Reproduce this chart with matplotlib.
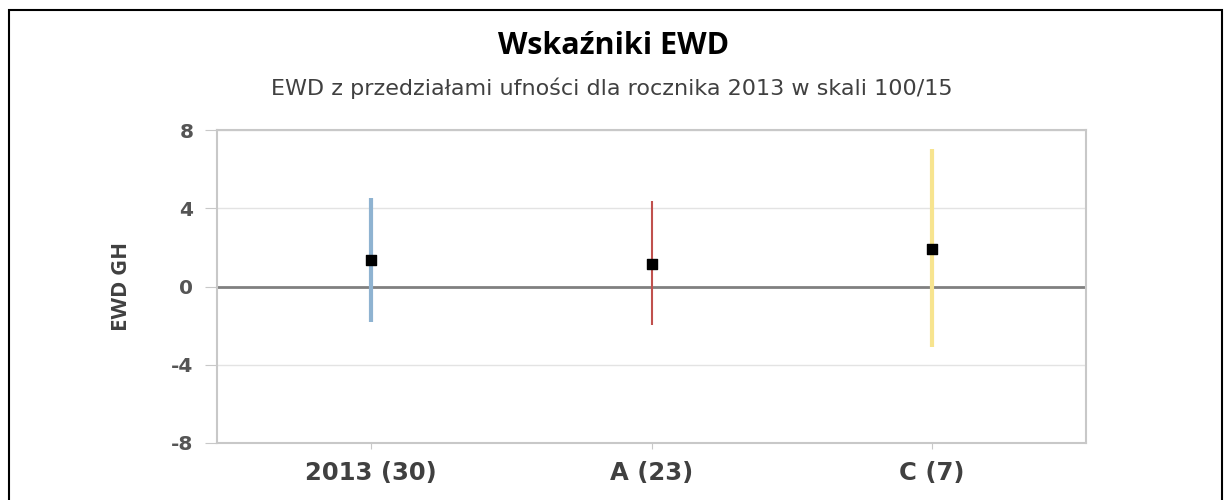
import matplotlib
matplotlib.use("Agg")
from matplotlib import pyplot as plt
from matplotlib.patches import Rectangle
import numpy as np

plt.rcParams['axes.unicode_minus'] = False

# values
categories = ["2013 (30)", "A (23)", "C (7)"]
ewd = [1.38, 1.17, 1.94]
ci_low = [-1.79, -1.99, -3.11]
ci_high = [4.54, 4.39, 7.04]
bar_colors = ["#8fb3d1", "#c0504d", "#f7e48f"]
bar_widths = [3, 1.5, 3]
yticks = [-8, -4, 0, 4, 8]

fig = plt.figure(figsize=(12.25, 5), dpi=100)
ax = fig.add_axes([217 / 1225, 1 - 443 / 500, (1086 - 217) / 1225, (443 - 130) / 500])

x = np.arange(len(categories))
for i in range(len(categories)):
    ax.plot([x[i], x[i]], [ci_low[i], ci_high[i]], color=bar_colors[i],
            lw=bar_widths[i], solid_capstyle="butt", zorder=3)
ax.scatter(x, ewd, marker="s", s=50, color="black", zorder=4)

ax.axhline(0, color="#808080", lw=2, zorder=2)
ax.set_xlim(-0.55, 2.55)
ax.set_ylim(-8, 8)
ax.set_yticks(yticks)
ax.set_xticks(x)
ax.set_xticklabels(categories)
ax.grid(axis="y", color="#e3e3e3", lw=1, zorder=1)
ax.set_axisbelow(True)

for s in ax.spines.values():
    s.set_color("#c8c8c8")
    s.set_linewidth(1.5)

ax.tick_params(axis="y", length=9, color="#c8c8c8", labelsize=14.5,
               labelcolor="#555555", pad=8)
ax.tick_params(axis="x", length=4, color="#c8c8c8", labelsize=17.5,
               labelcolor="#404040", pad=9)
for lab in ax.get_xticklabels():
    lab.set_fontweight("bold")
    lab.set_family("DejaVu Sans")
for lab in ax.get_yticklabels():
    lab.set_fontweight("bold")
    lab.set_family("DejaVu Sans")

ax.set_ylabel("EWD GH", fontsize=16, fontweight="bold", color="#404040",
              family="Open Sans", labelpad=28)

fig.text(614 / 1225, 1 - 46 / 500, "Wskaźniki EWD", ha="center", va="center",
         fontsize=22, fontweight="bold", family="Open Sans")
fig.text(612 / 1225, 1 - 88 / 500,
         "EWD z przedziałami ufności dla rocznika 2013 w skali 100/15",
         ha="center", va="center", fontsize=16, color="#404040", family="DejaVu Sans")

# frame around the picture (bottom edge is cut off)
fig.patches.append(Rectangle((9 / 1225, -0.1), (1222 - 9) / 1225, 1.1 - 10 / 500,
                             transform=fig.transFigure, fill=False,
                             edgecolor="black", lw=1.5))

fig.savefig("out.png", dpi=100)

§ **Work to do**: Write out the lines from the start of the material to the line with "ax = fig.add_axes([217", inclusive and exactly. Skip the pictures.

§ **Answer to this exercise**:
Reproduce this chart with matplotlib.
import matplotlib
matplotlib.use("Agg")
from matplotlib import pyplot as plt
from matplotlib.patches import Rectangle
import numpy as np

plt.rcParams['axes.unicode_minus'] = False

# values
categories = ["2013 (30)", "A (23)", "C (7)"]
ewd = [1.38, 1.17, 1.94]
ci_low = [-1.79, -1.99, -3.11]
ci_high = [4.54, 4.39, 7.04]
bar_colors = ["#8fb3d1", "#c0504d", "#f7e48f"]
bar_widths = [3, 1.5, 3]
yticks = [-8, -4, 0, 4, 8]

fig = plt.figure(figsize=(12.25, 5), dpi=100)
ax = fig.add_axes([217 / 1225, 1 - 443 / 500, (1086 - 217) / 1225, (443 - 130) / 500])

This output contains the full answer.